Tomme’s edit: (this is from a press release the day after) It’s amazing that with all the effort that was put into this Checkpoint, no one was found arrested for DUI on this evening.
On Friday evening 08/28/2009, the San Marcos Sheriff’s Traffic Division, with cooperation from the North County Law Enforcement
Traffic Safety Council, conducted a Driving Under the Influence checkpoint at 300 South Twin Oaks Valley Road in the City of San
Marcos. This detail is part of the on-going effort by the California Office of Traffic Safety, the City of San Marcos and the Sheriff’s Traffic
Division to reduce the number of drunken driving traffic collisions and related incidents. The checkpoint was staffed by San Marcos
deputies, Senior Volunteers, Probation Department and members of the North County Law Enforcement Traffic Safety Council.

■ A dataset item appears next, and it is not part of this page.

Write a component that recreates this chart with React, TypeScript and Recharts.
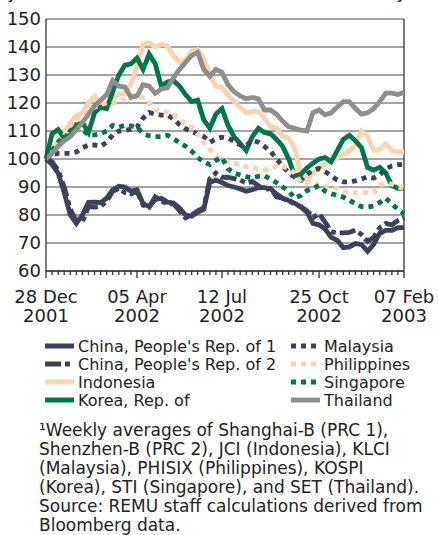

MISSION: The purpose of the operation was to raise awareness, identify and arrest drunk drivers, and allow for a safer driving
environment within the City of San Marcos. Enforcement of other California Vehicle Codes relating to seat belt violations along with
any other alcohol related or law violations.
2003 vehicles passed through the checkpoint. 525 were inspected.
There were no drivers found to be intoxicated.
7 traffic citations were issued.
2 arrests for drug possession
8 vehicles were stored due to various license and registration violations.